McDermott, an attorney and former assistant district attorney, said he wished the jury would reach a verdict but appreciated the seriousness of its task. "This jury should be accorded whatever amount of time it takes to do its job responsibly," he said.

"I'm looking for justice, that's all," said Frank Barker, a father of seven who was injured in the shooting. "I think every life has value. I feel bad that not only has he [Ferguson] destroyed other people's lives, but he has also destroyed his own life."
Barker said he wasn't at court to celebrate, but to comfort and be comforted. "This is more to console each other," he said, "the other survivors as well as the family members" related to slain victims.

Majella Uzan, sister of slain passenger Magtoto, flew in for the trial from Sausalito, Calif., and walked up and down a courthouse hallway with Carrie Locicero, sister of slain passenger Amy Federici. "My stomach is very upset" from the waiting, said Uzan, who like many survivors and relatives smoked nervously. "But it's just a matter of time."

For Locicero, it was also a matter of faith.

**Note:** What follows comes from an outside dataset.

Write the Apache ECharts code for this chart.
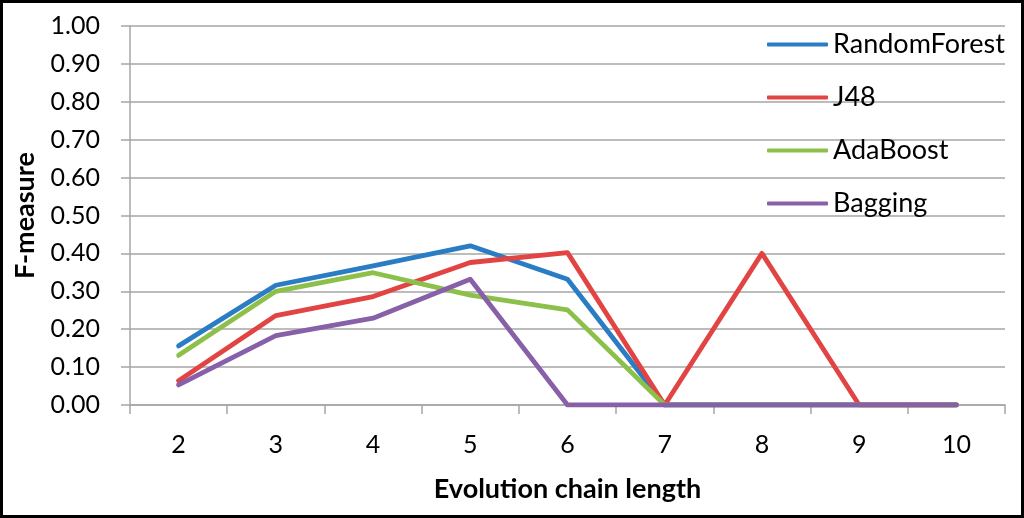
<!DOCTYPE html>
<html>
<head>
<meta charset="utf-8">
<script src="https://cdn.jsdelivr.net/npm/echarts@6/dist/echarts.min.js"></script>
<style>
html,body{margin:0;padding:0;background:#fff;}
#wrap{position:absolute;left:0;top:0;width:1024px;height:518px;}
#frame{position:absolute;left:0;top:0;width:1018px;height:512px;border:3px solid #000;pointer-events:none;}
#chart{position:absolute;left:0;top:0;width:1024px;height:518px;}
</style>
</head>
<body>
<div id="wrap"><div id="chart"></div><div id="frame"></div></div>
<script>
var categories = ['2','3','4','5','6','7','8','9','10'];
var randomForest = [0.156, 0.316, 0.367, 0.420, 0.332, 0, 0, 0, 0];
var j48 = [0.064, 0.236, 0.286, 0.376, 0.402, 0, 0.400, 0, 0];
var adaBoost = [0.131, 0.300, 0.349, 0.290, 0.251, 0, 0, 0, 0];
var bagging = [0.053, 0.183, 0.229, 0.332, 0, 0, 0, 0, 0];
var yTicks = ['0.00','0.10','0.20','0.30','0.40','0.50','0.60','0.70','0.80','0.90','1.00'];

var font = 'Lato';
var colors = ['#2a7cc4', '#e14442', '#8cc04b', '#8760a8'];
function mk(name, data, c) {
  return {name: name, type: 'line', data: data, symbol: 'none',
    lineStyle: {width: 4.8, color: c, cap: 'round', join: 'round'}, itemStyle: {color: c}};
}
var chart = echarts.init(document.getElementById('chart'), null, {renderer: 'canvas'});
chart.setOption({
  animation: false,
  grid: {left: 130, right: 19, top: 26, bottom: 113, containLabel: false},
  legend: {
    orient: 'vertical', left: 762, top: 26, itemWidth: 61, itemHeight: 4, itemGap: 26,
    icon: 'roundRect',
    textStyle: {fontFamily: font, fontSize: 27, color: '#000', lineHeight: 24},
    data: ['RandomForest', 'J48', 'AdaBoost', 'Bagging']
  },
  xAxis: {
    type: 'category', data: categories, boundaryGap: true,
    name: 'Evolution chain length', nameLocation: 'middle', nameGap: 71,
    nameTextStyle: {fontFamily: font, fontSize: 27, fontWeight: 'bold', color: '#000'},
    axisLine: {lineStyle: {color: '#a6a6a6', width: 1.5}},
    axisTick: {show: true, length: 9, alignWithLabel: false, lineStyle: {color: '#a6a6a6', width: 1.5}},
    axisLabel: {fontFamily: font, fontSize: 25, color: '#000', margin: 27}
  },
  yAxis: {
    type: 'value', min: 0, max: 1, interval: 0.1,
    name: 'F-measure', nameLocation: 'middle', nameGap: 91, nameRotate: 90,
    nameTextStyle: {fontFamily: font, fontSize: 27, fontWeight: 'bold', color: '#000'},
    axisLine: {show: true, lineStyle: {color: '#a6a6a6', width: 1.5}},
    axisTick: {show: true, inside: false, length: 9, lineStyle: {color: '#a6a6a6', width: 1.5}},
    splitLine: {show: true, lineStyle: {color: '#a6a6a6', width: 1.5}},
    axisLabel: {fontFamily: font, fontSize: 25, color: '#000', margin: 30,
      formatter: function (v) { return yTicks[Math.round(v * 10)]; }}
  },
  series: [
    mk('RandomForest', randomForest, colors[0]),
    mk('J48', j48, colors[1]),
    mk('AdaBoost', adaBoost, colors[2]),
    mk('Bagging', bagging, colors[3])
  ]
});
</script>
</body>
</html>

She said that, like her sister, she is a born-again Christian and that the shooting "didn't test my faith."

"It's draining, but it's teaching us patience," she said of yesterday's wait. Of her sister and their faith, she said, "It helped me to know where she is . . . She didn't normally take that train, so there was a reason why she took it."

Jacob Locicero, Federici's father, was also philosophical and said he bore Ferguson no hatred. "Hatred only kills the hater," he said. "Ferguson was only the instrument of God that caused my daughter's death."

Less restrained toward Ferguson was John Apsel, who suffered a collapsed lung, three broken ribs and a damaged spleen from his shooting wounds. Still in daily pain from his injuries, he said, he had "a lot of anger sitting in that court room with Ferguson."

Maryanne Phillips compared the wait to that of an expectant parent, rough but bearable. "It's almost like waiting for the birth of a baby," she said. "You don't know if it's going to be a boy or a girl. But being with the other passengers helps us all draw strength."